Agile Methoden können solche Probleme nicht beseitigen, aber sie machen sie sichtbarer. Das ist Fluch und Segen zugleich: Einerseits spüren Teams frühzeitig, wenn etwas nicht funktioniert. Andererseits spült diese Transparenz alle ungelösten Konflikte an die Oberfläche, was zu internen Spannungen führen kann. Ein Daily Stand-up zeigt schließlich jeden Tag, wo der Schuh drückt – und wenn das Management nicht reagiert, kommen Projekte nicht vom Fleck.
Wertschöpfung im Fokus
Agile Frameworks sind dann sinnvoll, wenn sie konsequent auf echte Wertschöpfung ausgerichtet sind: Wer sind die Kund:innen? Welche Probleme werden gelöst? Wie kann ich Erkenntnisse aus dem Markt schnell in Verbesserungen umsetzen?
Wenn ein Unternehmen nur „modern“ wirken will, ohne seine Organisation zu hinterfragen, hat man am Ende einen bunten Methodenbaukasten, aber keine besseren Ergebnisse. Dann bleibt Agilität nur Fassade. Erfolg stellt sich erst ein, wenn man die richtigen Strukturen, klare Rollen und vernünftige Prozesse schafft und alle Mitarbeitenden wissen, wofür sie ihre Arbeit machen und am Ende des Tages einen Mehrwert schaffen.

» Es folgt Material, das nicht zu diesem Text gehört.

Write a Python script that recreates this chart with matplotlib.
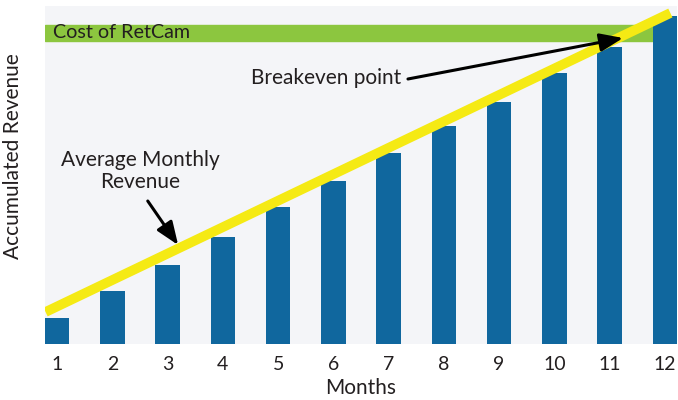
import matplotlib
matplotlib.use("Agg")
from matplotlib import pyplot as plt
import numpy as np

# accumulated revenue per month (arbitrary units, no y scale shown)
months = [1, 2, 3, 4, 5, 6, 7, 8, 9, 10, 11, 12]
accumulated = [26, 53, 79, 107, 137, 163, 191, 218, 242, 271, 297, 328]
cost_of_retcam = 311

# average monthly revenue trend line (end points)
avg_x = [0.79, 12.1]
avg_y = [32, 331]

BAR_COLOR = '#10679e'
GREEN = '#8cc63f'
YELLOW = '#f5ea14'
BG = '#f4f5f8'
TEXT = '#231f20'

plt.rcParams['font.family'] = ['Lato', 'DejaVu Sans']

fig = plt.figure(figsize=(6.78, 4.0), dpi=100)
ax = fig.add_axes([45 / 678, 1 - 344 / 400, 632 / 678, 338 / 400])
ax.set_facecolor(BG)

ax.bar(months, accumulated, width=0.44, color=BAR_COLOR, zorder=2)

ax.axhspan(cost_of_retcam - 8, cost_of_retcam + 8, color=GREEN, zorder=1)
ax.text(0.92, cost_of_retcam, 'Cost of RetCam', fontsize=14.2, color=TEXT,
        va='center', ha='left', zorder=5)

ax.plot(avg_x, avg_y, color=YELLOW, lw=7, solid_capstyle='butt', zorder=3)

# breakeven: where the average line reaches the cost
slope = (avg_y[1] - avg_y[0]) / (avg_x[1] - avg_x[0])
be_x = avg_x[0] + (cost_of_retcam - avg_y[0]) / slope

arrow = dict(arrowstyle='-|>,head_length=1.4,head_width=0.55',
             lw=2.2, color='black', shrinkA=0, shrinkB=0)

ax.text(5.87, 266, 'Breakeven point', fontsize=15, color=TEXT,
        ha='center', va='center')
ax.annotate('', xy=(be_x - 0.1, cost_of_retcam - 5), xytext=(7.35, 265),
            arrowprops=arrow, zorder=6)

ax.text(2.5, 173, 'Average Monthly\nRevenue', fontsize=15, color=TEXT,
        ha='center', va='center', linespacing=1.15)
ax.annotate('', xy=(3.19, 99), xytext=(2.64, 143),
            arrowprops=arrow, zorder=6)

ax.set_xlim(0.78, 12.22)
ax.set_ylim(0, 338)
ax.set_xticks(months)
ax.set_xticklabels([str(m) for m in months], fontsize=14, color=TEXT)
ax.set_yticks([])
ax.tick_params(axis='x', length=0, pad=9)
for s in ax.spines.values():
    s.set_visible(False)

ax.set_xlabel('Months', fontsize=15, color=TEXT, labelpad=3)
ax.set_ylabel('Accumulated Revenue', fontsize=15, color=TEXT)
ax.yaxis.set_label_coords(-0.035, 0.555)

fig.savefig('out.png', dpi=100, facecolor='white')
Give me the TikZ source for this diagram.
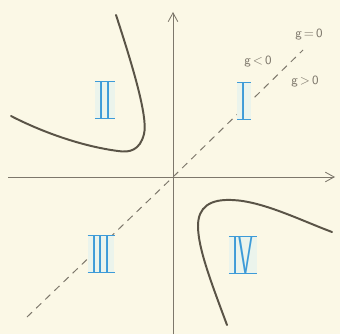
\documentclass[tikz,border=0pt]{standalone}
\usepackage{tikz}
\usetikzlibrary{arrows.meta}
\definecolor{paperc}{HTML}{FBF8E6}
\definecolor{curvec}{HTML}{5A5447}
\definecolor{axisc}{HTML}{7D776B}
\definecolor{numc}{HTML}{3D9BD8}
\definecolor{numbg}{HTML}{EBF4EC}
\tikzset{
  ax/.style={axisc,line width=0.6pt,-{Straight Barb[length=2.2mm,width=2.4mm]}},
  branch/.style={curvec,line width=1.4pt,line cap=round},
  zero/.style={axisc,line width=0.7pt,dash pattern=on 5pt off 4pt},
  glab/.style={axisc,font=\sffamily\small,inner sep=1pt},
  rn/.style={numc,fill=numbg,inner xsep=2.5pt,inner ysep=0pt,text depth=0pt,
    font=\fontsize{37}{37}\selectfont\sffamily},
  rnbar/.style={numc,line width=1pt}
}
\newcommand{\rnum}[3]{%
  \node[rn] (#1) at (#2) {\scalebox{0.45}[1]{#3}};
  \draw[rnbar] (#1.north west)--(#1.north east) (#1.south west)--(#1.south east);
}

\begin{document}
\begin{tikzpicture}[x=0.025cm,y=-0.025cm]
\fill[paperc] (0,0) rectangle (340,334);
\useasboundingbox (0,0) rectangle (340,334);
\coordinate (o) at (173,177);
\coordinate (ybot) at (173,334);
\coordinate (ytop) at (173,12);
\coordinate (xl) at (8,177);
\coordinate (xr) at (335,177);
\coordinate (gl) at (27,317);
\coordinate (gr) at (303,50);
% axes
\draw[ax] (ybot)--(ytop);
\draw[ax] (xl)--(xr);
% g=0
\draw[zero] (gl)--(o)--(gr);
\node[glab] (g0) at (309,35) {g\,=\,0};
\node[glab] (gneg) at (258,62) {g\,<\,0};
\node[glab] (gpos) at (305,82) {g\,>\,0};
% branches
\draw[branch] (116,15) .. controls (134,70) and (148,118) .. (144,134)
  .. controls (140,150) and (130,153) .. (118,151)
  .. controls (80,146) and (40,131) .. (11,116);
\draw[branch] (227,325) .. controls (211,282) and (198,248) .. (198,226)
  .. controls (198,207) and (210,199) .. (232,200)
  .. controls (262,201) and (300,220) .. (332,232);
% quadrants
\rnum{q1}{244,101}{I}
\rnum{q2}{105,100}{II}
\rnum{q3}{101,254}{III}
\rnum{q4}{243,255}{IV}
\end{tikzpicture}
\end{document}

Letztendlich sind agile Frameworks keine Lösung. Sie sind Werkzeuge – nicht mehr und nicht weniger. Sie können hervorragend sein, um Projekte effizienter zu steuern und Lernprozesse zu beschleunigen. Aber nur dann, wenn das Unternehmen strategisch weiß, wohin die Reise gehen soll und die entsprechenden Grundlagen schafft.